After a description of the division of—and disputes over—the booty, the author notes that nine other castles came into Portuguese hands as a consequence of the fall of Silves. The expedition entered the Atlantic again on 20 September. The remainder of the narrative describes the voyage as far as Marseille, noting the places passed along the way.

===Historical value===
De itinere navali is the most valuable historical source for the expedition and the siege of Silves. The author was a keen observer with a special interest in geography and generally accurate with numbers. He scrupulously records the days as they pass, allowing for the precise dating of events. The numbers he gives of ships and people are reasonable. So far as can be checked, he is generally accurate on both counts.

De itinere navali is also a valuable geographical source, given its author penchant for naming places and giving geographical asides. He even includes references to political and ethnic geography, as when he notes that three of the nine bishoprics of Brittany are Breton-speaking and the rest French-speaking. He notes the "five kingdoms of the Spanish", which are Aragon, Navarre, Castile ("of those people who are specifically called the 'Spanish'"), León (which he calls Galicia) and Portugal. He occasionally goes beyond what he himself saw to describe places further afield, such as Marrakesh and Mecca. In these cases he is somewhat less accurate.

De itinere navali displays some anti-Flemish and anti-Portuguese bias. The most praised individual, however, was a Galician knight who single-handedly removed a stone from the wall while under fire and returned to camp. Respect is shown to the fighting abilities of the crusaders' Muslim adversaries. The author had no tolerance for violations of contracts and promises.

De itinere navali does not provide particulars on the organization of its expedition. It appears, however, that it was composed of "urbanite burghers". There is no indication that any of the crusaders were other than commoners. The only person of knightly rank mentioned is the Galician and no higher noble is mention. The leaders of the expedition are called "magistrates" (magistri) or collectively the magistratus. The members of the expedition are called "associates" (socii) and a contubernium. Decisions are said to be made in common or in council.
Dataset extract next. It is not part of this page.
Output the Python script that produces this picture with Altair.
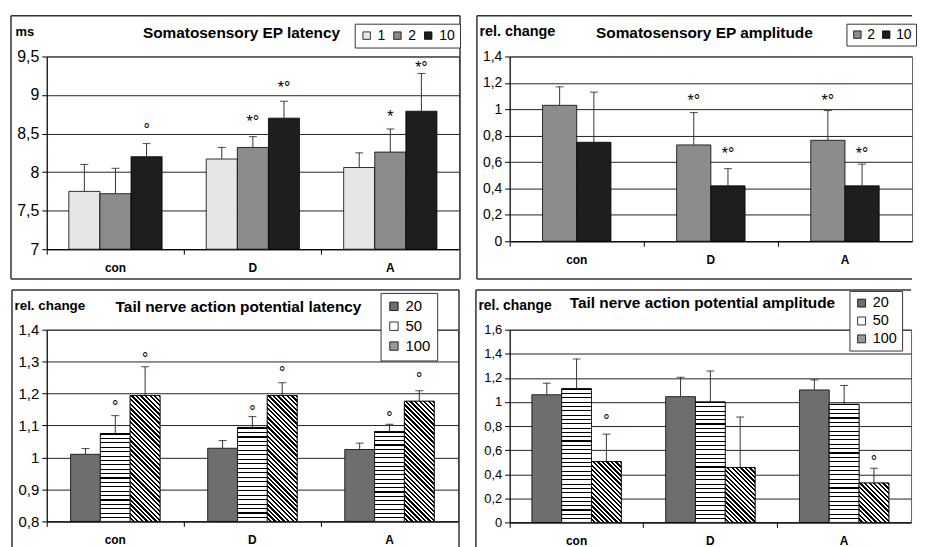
import altair as alt
import pandas as pd

FONT = "Liberation Sans"
groups = ["con", "D", "A"]

# ---------- Panel 1: Somatosensory EP latency (ms)
lat_series = ["1", "2", "10"]
lat_mean_1 = [7.75, 8.17, 8.06]
lat_mean_2 = [7.72, 8.32, 8.26]
lat_mean_10 = [8.20, 8.70, 8.79]
lat_err_1 = [8.10, 8.32, 8.25]
lat_err_2 = [8.05, 8.46, 8.56]
lat_err_10 = [8.37, 8.92, 9.28]
lat_ann_1 = ["", "", ""]
lat_ann_2 = ["", "*°", "*"]
lat_ann_10 = ["°", "*°", "*°"]
lat_ann_y_1 = [None, None, None]
lat_ann_y_2 = [None, 8.69, 8.76]
lat_ann_y_10 = [8.59, 9.14, 9.40]
lat_ticks = [7, 7.5, 8, 8.5, 9, 9.5]

# ---------- Panel 2: Somatosensory EP amplitude (rel. change)
amp_series = ["2", "10"]
amp_mean_2 = [1.03, 0.73, 0.765]
amp_mean_10 = [0.75, 0.42, 0.42]
amp_err_2 = [1.17, 0.975, 0.99]
amp_err_10 = [1.13, 0.55, 0.585]
amp_ann_2 = ["", "*°", "*°"]
amp_ann_10 = ["", "*°", "*°"]
amp_ann_y_2 = [None, 1.09, 1.09]
amp_ann_y_10 = [None, 0.69, 0.69]
amp_ticks = [0, 0.2, 0.4, 0.6, 0.8, 1, 1.2, 1.4]

# ---------- Panel 3: Tail nerve action potential latency (rel. change)
tl_series = ["20", "50", "100"]
tl_mean_20 = [1.010, 1.029, 1.025]
tl_mean_50 = [1.075, 1.094, 1.081]
tl_mean_100 = [1.194, 1.194, 1.176]
tl_err_20 = [1.028, 1.053, 1.045]
tl_err_50 = [1.131, 1.128, 1.104]
tl_err_100 = [1.284, 1.234, 1.209]
tl_ann_20 = ["", "", ""]
tl_ann_50 = ["°", "°", "°"]
tl_ann_100 = ["°", "°", "°"]
tl_ann_y_20 = [None, None, None]
tl_ann_y_50 = [1.17, 1.153, 1.133]
tl_ann_y_100 = [1.319, 1.275, 1.258]
tl_ticks = [0.8, 0.9, 1, 1.1, 1.2, 1.3, 1.4]

# ---------- Panel 4: Tail nerve action potential amplitude (rel. change)
ta_series = ["20", "50", "100"]
ta_mean_20 = [1.06, 1.044, 1.10]
ta_mean_50 = [1.11, 1.00, 0.98]
ta_mean_100 = [0.505, 0.456, 0.327]
ta_err_20 = [1.156, 1.205, 1.183]
ta_err_50 = [1.357, 1.257, 1.137]
ta_err_100 = [0.733, 0.875, 0.45]
ta_ann_20 = ["", "", ""]
ta_ann_50 = ["", "", ""]
ta_ann_100 = ["°", "", "°"]
ta_ann_y_20 = [None, None, None]
ta_ann_y_50 = [None, None, None]
ta_ann_y_100 = [0.873, None, 0.529]
ta_ticks = [0, 0.2, 0.4, 0.6, 0.8, 1, 1.2, 1.4, 1.6]


def make_df(series, means, errs, anns, ann_ys, base):
    rows = []
    for s, m, e, a, ay in zip(series, means, errs, anns, ann_ys):
        for i, g in enumerate(groups):
            rows.append(dict(group=g, series=s, mean=m[i], err=e[i],
                             ann=a[i], ann_y=ay[i], base=base))
    return pd.DataFrame(rows)


def one():
    return pd.DataFrame({"k": [0]})


def stripes_h(n, frac=0.25):
    stops = []
    for i in range(n):
        a = i / n
        b = (i + frac) / n
        c = (i + 1) / n
        stops += [alt.GradientStop(color="#000", offset=round(a, 5)),
                  alt.GradientStop(color="#000", offset=round(b, 5)),
                  alt.GradientStop(color="#fff", offset=round(b, 5)),
                  alt.GradientStop(color="#fff", offset=round(c, 5))]
    return alt.LinearGradient(gradient="linear", stops=stops, x1=0, y1=0, x2=0, y2=1)


def stripes_diag(W, H, period=4.6, frac=0.5):
    r = H / W
    k = (1 + r) / (1 + r * r)
    n = max(1, round((W + H) / period))
    stops = []
    for i in range(n):
        a = i / n
        b = (i + frac) / n
        c = (i + 1) / n
        stops += [alt.GradientStop(color="#fff", offset=round(a, 5)),
                  alt.GradientStop(color="#fff", offset=round(b, 5)),
                  alt.GradientStop(color="#000", offset=round(b, 5)),
                  alt.GradientStop(color="#000", offset=round(c, 5))]
    return alt.LinearGradient(gradient="linear", stops=stops,
                              x1=0, y1=1, x2=round(k, 5), y2=round(1 - k * r, 5))


def panel(df, series, colors, domain, ticks, w, h, pad_outer, ytitle, ytitle_xy, ytitle_size,
          title, title_xy, legend_xy, legend_dir, legend_opts, frame, ylabel_size,
          patterns=False):
    lo, hi = domain
    xenc = alt.X("group:N",
                 scale=alt.Scale(domain=groups, paddingInner=0, paddingOuter=0),
                 axis=alt.Axis(title=None, labelAngle=0, labelFontWeight="bold",
                               labelFontSize=12, bandPosition=0, tickSize=5,
                               labelPadding=8, grid=False))
    xoff = alt.XOffset("series:N",
                       scale=alt.Scale(domain=series, paddingInner=0, paddingOuter=pad_outer))
    yscale = alt.Scale(domain=[lo, hi], nice=False, zero=False)
    yaxis = alt.Axis(values=ticks, title=ytitle, titleAngle=0, titleX=ytitle_xy[0],
                     titleY=ytitle_xy[1], titleAlign="left", titleBaseline="middle",
                     titleFontWeight="bold", titleFontSize=ytitle_size,
                     labelFontSize=ylabel_size,
                     labelExpr="replace(toString(datum.value), '.', ',')",
                     labelOverlap=False, tickSize=5, labelPadding=3, grid=True)

    def Y(field):
        return alt.Y(field, scale=yscale, axis=yaxis)

    base = alt.Chart(df)
    layers = []

    bars = base.mark_bar(stroke="#000", strokeWidth=0.8, opacity=1).encode(
        x=xenc, xOffset=xoff,
        y=Y("mean:Q"),
        y2="base:Q",
        color=alt.Color("series:N",
                        scale=alt.Scale(domain=series, range=colors),
                        legend=alt.Legend(title=None, orient="none",
                                          legendX=legend_xy[0], legendY=legend_xy[1],
                                          direction=legend_dir, strokeColor="#333",
                                          fillColor="#fff",
                                          symbolType="square",
                                          symbolStrokeColor="#000",
                                          symbolStrokeWidth=0.8, symbolOpacity=1,
                                          labelFont=FONT,
                                          labelColor="#000", **legend_opts)),
    )
    layers.append(bars)

    # frame around the panel (decoration)
    fx1, fx2, fy1, fy2, sides = frame
    fr = alt.Chart(one())
    if "t" in sides:
        layers.append(fr.mark_rule(color="#333", strokeWidth=1.5).encode(
            x=alt.value(fx1), x2=alt.value(fx2), y=alt.value(fy1)))
    if "l" in sides:
        layers.append(fr.mark_rule(color="#333", strokeWidth=1.5).encode(
            x=alt.value(fx1), y=alt.value(fy1), y2=alt.value(fy2)))
    if "r" in sides:
        layers.append(fr.mark_rule(color="#333", strokeWidth=1.5).encode(
            x=alt.value(fx2), y=alt.value(fy1), y2=alt.value(fy2)))
    if "b" in sides:
        layers.append(fr.mark_rule(color="#333", strokeWidth=1.5).encode(
            x=alt.value(fx1), x2=alt.value(fx2), y=alt.value(fy2)))

    if patterns:
        n = len(series)
        step = (w / 3) / (n + 2 * pad_outer)
        scale_px = h / (hi - lo)
        for s in ["50", "100"]:
            for g in groups:
                v = float(df[(df.series == s) & (df.group == g)]["mean"].iloc[0])
                H = (v - lo) * scale_px
                if s == "50":
                    fill = stripes_h(max(1, round(H / 4.4)))
                else:
                    fill = stripes_diag(step, H)
                layers.append(
                    base.transform_filter((alt.datum.series == s) & (alt.datum.group == g))
                    .mark_bar(fill=fill, stroke="#000", strokeWidth=0.8)
                    .encode(x=xenc, xOffset=xoff, y=Y("mean:Q"), y2="base:Q"))

    err = base.mark_rule(color="#333", strokeWidth=1).encode(
        x=xenc, xOffset=xoff, y=Y("mean:Q"), y2="err:Q")
    caps = base.mark_tick(color="#000", size=8, thickness=1).encode(
        x=xenc, xOffset=xoff, y=Y("err:Q"))
    anns = base.transform_filter(alt.datum.ann != "").mark_text(
        font=FONT, fontSize=16, baseline="middle", dy=3.5, color="#000").encode(
        x=xenc, xOffset=xoff, y=Y("ann_y:Q"), text="ann:N")
    ttl = alt.Chart(one()).mark_text(font=FONT, fontSize=15.5, fontWeight="bold",
                                     align="center", baseline="middle", color="#000").encode(
        x=alt.value(title_xy[0]), y=alt.value(title_xy[1]), text=alt.value(title))
    layers += [err, caps, anns, ttl]
    return alt.layer(*layers).properties(width=w, height=h)


df1 = make_df(lat_series, [lat_mean_1, lat_mean_2, lat_mean_10],
              [lat_err_1, lat_err_2, lat_err_10], [lat_ann_1, lat_ann_2, lat_ann_10],
              [lat_ann_y_1, lat_ann_y_2, lat_ann_y_10], 7)
df2 = make_df(amp_series, [amp_mean_2, amp_mean_10], [amp_err_2, amp_err_10],
              [amp_ann_2, amp_ann_10], [amp_ann_y_2, amp_ann_y_10], 0)
df3 = make_df(tl_series, [tl_mean_20, tl_mean_50, tl_mean_100],
              [tl_err_20, tl_err_50, tl_err_100], [tl_ann_20, tl_ann_50, tl_ann_100],
              [tl_ann_y_20, tl_ann_y_50, tl_ann_y_100], 0.8)
df4 = make_df(ta_series, [ta_mean_20, ta_mean_50, ta_mean_100],
              [ta_err_20, ta_err_50, ta_err_100], [ta_ann_20, ta_ann_50, ta_ann_100],
              [ta_ann_y_20, ta_ann_y_50, ta_ann_y_100], 0)

leg_h = dict(padding=5, symbolSize=56, labelFontSize=14, columnPadding=5, labelOffset=4)
leg_h2 = dict(padding=4, symbolSize=56, labelFontSize=14, columnPadding=4, labelOffset=3)
leg_v3 = dict(padding=6, symbolSize=72, labelFontSize=15, rowPadding=4, labelOffset=4)
leg_v4 = dict(padding=5, symbolSize=64, labelFontSize=14.5, rowPadding=3, labelOffset=4)

p1 = panel(df1, lat_series, ["#e6e6e6", "#8c8c8c", "#1e1e1e"], (7, 9.5), lat_ticks,
           415, 194, 0.71, "ms", (-32, -25), 13, "Somatosensory EP latency", (196, -24),
           (310, -33), "horizontal", leg_h, (-36, 416, -41, 224, "tlrb"), 16)
p2 = panel(df2, amp_series, ["#8c8c8c", "#1e1e1e"], (0, 1.4), amp_ticks,
           405, 186, 0.96, "rel. change", (-31, -25), 14.5, "Somatosensory EP amplitude",
           (196, -24), (339, -33), "horizontal", leg_h2, (-33, 405, -41, 224, "tlb"), 14)
p3 = panel(df3, tl_series, ["#6e6e6e", "#ffffff", "#9a9a9a"], (0.8, 1.4), tl_ticks,
           414, 193, 0.8, "rel. change", (-33, -24), 13.5,
           "Tail nerve action potential latency",
           (193, -23), (336, -37), "vertical", leg_v3, (-35, 415, -40, 222, "tlr"), 15,
           patterns=True)
p4 = panel(df4, ta_series, ["#6e6e6e", "#ffffff", "#9a9a9a"], (0, 1.6), ta_ticks,
           404, 194, 0.745, "rel. change", (-32, -24), 14,
           "Tail nerve action potential amplitude",
           (194, -27), (342, -39), "vertical", leg_v4, (-34, 404, -40, 222, "tl"), 13,
           patterns=True)

chart = alt.concat(p1, p2, p3, p4, columns=2, spacing={"row": 81, "column": 51},
                   bounds="flush").resolve_scale(
    color="independent", x="independent", y="independent",
    xOffset="independent").properties(
    padding={"left": 1, "top": 4, "right": 0, "bottom": 0}
).configure_view(stroke="#666", strokeWidth=1).configure_axis(
    labelFont=FONT, titleFont=FONT, labelColor="#000", titleColor="#000",
    domainColor="#000", tickColor="#000", gridColor="#222", gridWidth=1,
    domainWidth=1
)

chart.save("out.html", embed_options={"renderer": "svg", "actions": False})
Of historical interest is the mention of duces vie ('leaders of the way') that conducted the fleet into La Rochelle. These seem to be pilots. Likewise, the Galician knight is described as dux ... navis nostre ('leader of our ship'). De itinere navali is also one of the few texts to imply that the Order of the Holy Sepulchre was a military order, although it is probably a mistake based on the close association of the order in Spain with the Templars and Hospitallers.